The title character ends up on an epic adventure with the demigod Maui from Polynesian mythology...played amazingly well by The Rock. Anyway, his skin is covered in traditional tattoos that represent the various legends about him. Pulling fire from the underworld, raising islands out of the ocean with his magical fishing hook, harnessing wind, giving humans coconuts. Watch the video.



So we've gotten into a few long, kitchen table chats about the history of tattoos, culture, personal choices. It's been especially interesting because one of their parents has a tattoo and one of us does not. We've been over that, yes, they hurt when they're the permanent ones (not temporary stick-ons) and people choose to sometimes cover their whole bodies with tattoos as art. Or, like me, some people have chosen none. (To be fair, I've thought about getting one but can't seem to find the right symbol for me.) We've browsed the internet for tattoos people have of Disney characters, skulls, ancestors, tribal art, and more. Yes, some people get them on their butts. Some of them are meant to be scary, some beautiful, some inappropriate for children--to which my son replied, "I want to see!"

Which brings us to this morning.

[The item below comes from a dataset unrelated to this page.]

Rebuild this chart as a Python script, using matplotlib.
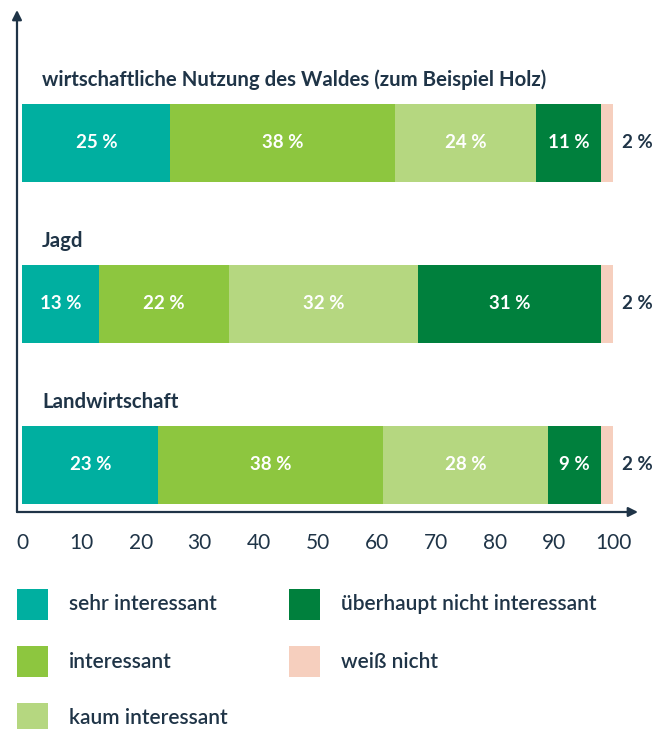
import matplotlib
matplotlib.use("Agg")
import matplotlib.pyplot as plt
from matplotlib.patches import Rectangle
import numpy as np

# Data
categories = ["wirtschaftliche Nutzung des Waldes (zum Beispiel Holz)", "Jagd", "Landwirtschaft"]
series = ["sehr interessant", "interessant", "kaum interessant",
          "überhaupt nicht interessant", "weiß nicht"]
values = [
    [25, 38, 24, 11, 2],
    [13, 22, 32, 31, 2],
    [23, 38, 28, 9, 2],
]
colors = ["#00AFA0", "#8DC63F", "#B5D780", "#00803D", "#F6CFBE"]
xticks = [0, 10, 20, 30, 40, 50, 60, 70, 80, 90, 100]

dark = "#1F3447"
plt.rcParams['font.family'] = ['Lato', 'DejaVu Sans']

W, H = 670, 729
fig = plt.figure(figsize=(W / 100, H / 100), dpi=100)

def fx(px):
    return px / W

def fy(py):
    return 1 - py / H

# axes placed in pixel terms: left 17, right 638, top 10, bottom 512
ax = fig.add_axes([fx(17), fy(512), fx(638) - fx(17), fy(10) - fy(512)])
ax.set_xlim(-0.93, 104.2)
ax.set_ylim(2.292, -0.826)

bar_h = 0.4845
for i, (cat, vals) in enumerate(zip(categories, values)):
    left = 0
    for j, v in enumerate(vals):
        ax.barh(i, v, left=left, height=bar_h, color=colors[j], edgecolor='none')
        if j < 4:
            ax.text(left + v / 2, i, f"{v} %", ha='center', va='center',
                    color='white', fontsize=13.5, fontweight='bold')
        else:
            ax.annotate(f"{v} %", xy=(left + v, i), xytext=(6.5, 0),
                        textcoords='offset points', ha='left', va='center',
                        color=dark, fontsize=13.5, fontweight='bold')
        left += v
    ax.text(3.3, i - bar_h / 2 - 0.15, cat, ha='left', va='center',
            color=dark, fontsize=14.7, fontweight='bold')

for s in ax.spines.values():
    s.set_visible(False)
ax.set_yticks([])
ax.set_xticks(xticks)
ax.set_xticklabels([str(t) for t in xticks], fontsize=15, color=dark)
ax.tick_params(axis='x', length=0, pad=15)

# axis arrows
arrow = dict(arrowstyle='-|>', color=dark, lw=1.6, mutation_scale=14, shrinkA=0, shrinkB=0)
ax.annotate('', xy=(1, 0), xytext=(0, 0), xycoords='axes fraction', arrowprops=arrow)
ax.annotate('', xy=(0, 1), xytext=(0, 0), xycoords='axes fraction', arrowprops=arrow)

# legend drawn by hand
leg_pos = [(17, 589), (17, 646), (17, 703), (289, 589), (289, 646)]
for (lx, ly), name, c in zip(leg_pos, series, colors):
    fig.patches.append(Rectangle((fx(lx), fy(ly + 31)), fx(31), 31 / H,
                                 transform=fig.transFigure, color=c, lw=0))
    fig.text(fx(lx + 52), fy(ly + 15.5), name, ha='left', va='center',
             color=dark, fontsize=15, fontweight='semibold')

fig.savefig("out.png", dpi=100)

After all this conversation about the deeply personal individual choices people make over what to do with their bodies, my daughter was quietly playing Play-Doh when she turned to me and said:

"Dad, does everybody like...have to have a baby?"

She's 5.

After gathering myself for one of those unexpected conversations we're never quite prepared for as parents, I did my best to see the sincerity and innocence in her face as she's discovering the power of identity, adulthood, freedom. Maybe even taking to heart some of the movie themes in Moana about staying true to yourself.

"No, honey," I said after a moment of thought, "people usually choose to have kids because they want them and you get to decide that for yourself when you're a grownup."

Her reaction was neither positive nor negative. It was Zen and she seemed unmoved-but-thinking. So I continued to explain hoping that more information would help. I said if you want to be a gymnastics coach--her current job goal--you may decide that spending time with your students is the most important thing to you. Having children is a lot of work and they always want to eat and have their parent play Play-Doh with them...a slight jab at her begging me earlier.

She considered it for a minute and it was cool. No followup. No signs of distress. Her response was, "well, my brother is going to be in space and I'll be busy." With an unfinished thought about perhaps she'd need to give this some thought in the future.

The Mama was a bit freaked out when I relayed the story to her over lunch. In that few seconds of dialogue influencing your child's future and life philosophy on complex, mysterious topics like procreation. But I found it to be a sweet father-daughter conversation. It was honest and heartfelt and asked out of genuine concern. She was looking to me for answers and it is times like these that totally validate why I have chosen to be a stay at home parent. Under different circumstances, she'd have gotten a different answer from a different person.

It makes me happy that I'm there to help be the one to prepare her for whatever person she is going to one day become. I hope she realizes that the correct answer to the question is: be whoever you want to be.